Note that one can define the family of local operators of a theory directly as the collection of all operators satisfying causal commutation relations among themselves and with the Lagrangian fields. That this gives a valid definition was proved by Borchers, hence the resulting family is called the Borchers class.

Under natural conditions, the smeared fields from the Borchers class form a Hilbert space carrying a unitary representation of the Poincare group augmented by the dilation group. Decomposing it into its irreducible constituents defines the fields figuring in the OPE. They are naturally ordered by the dimension of the action of the dilation group. The interesting part of the OPE is how the products of the fields of low dimension decompose into irreducibles.

@JiaYiyang: Well, once one studies a bit of conformal field theory (where the OPE of a chiral CFT figures under the name of vertex operator algebra) one gets a more global view of the OPE along the lines I mentioned.

Indeed, one can use the OPEs to fully define a QFT from scratch, without any Lagrangian input, though so far, this has been proved only in perturbation theory and in certain situations (by Hollands). This is analogous to defining Lie algebras by generators and commutation rules. I added substantial explanations in my answer.

Most recent comments show all comments

@JiaYiyang: How are $A(x),B(x),C(x)$ defined in the first place?

Given a Wightman field theory one has naturally a Borchers class of local operators, gives names to the generators in irreducible representations of low dimensions, then one knows (on the conceptual level) what $A,B,C$ are. Then one forms the tensor products and decomposes them to find the OPE. Nowhere the concept of a composite operator appears.

If one does not assume the Borchers class beforehand but only a single Wightman field, one takes $A$ and $B$ as components of already known fields, finds the singular part of the decomposition of the tensor product, and may find in this way additional fields $C$ (in addition to already known fields and their derivatives). This leads in the free case to the normally ordered products, in the interacting case to renormalized composite operators. Thus the latter appear automatically in a recursive way. However, the latter holds only if there is at most one new singular field on the right hand side of the corresponding OPE; otherwise (e.g., for massless $\phi^4$) the traditional process of renormalizing composite operators breaks down. Thus starting with the OPE is the more general approach.

 How are A(x),B(x),C(x) defined in the first place?\

By composite operator renormalization, that in fact was my main point.

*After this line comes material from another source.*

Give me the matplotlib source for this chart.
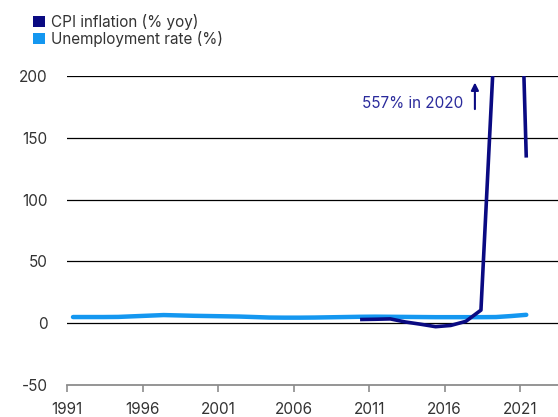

I'm quite unfamiliar with the language you used in your second paragraph. But in general my confusion is that, for me the term OPE is a nontrivial relation between objects A,B and C, a QFT version of Taylor/Laurent expansion. But for the last sentence to be meaningful one must make sure A, B, C are first well defined, through renormalization. But it seems somehow you are saying OPE itself can be used as a defining relation, that simply doesn't look like the "OPE"  in my dictionary, hence the confusion.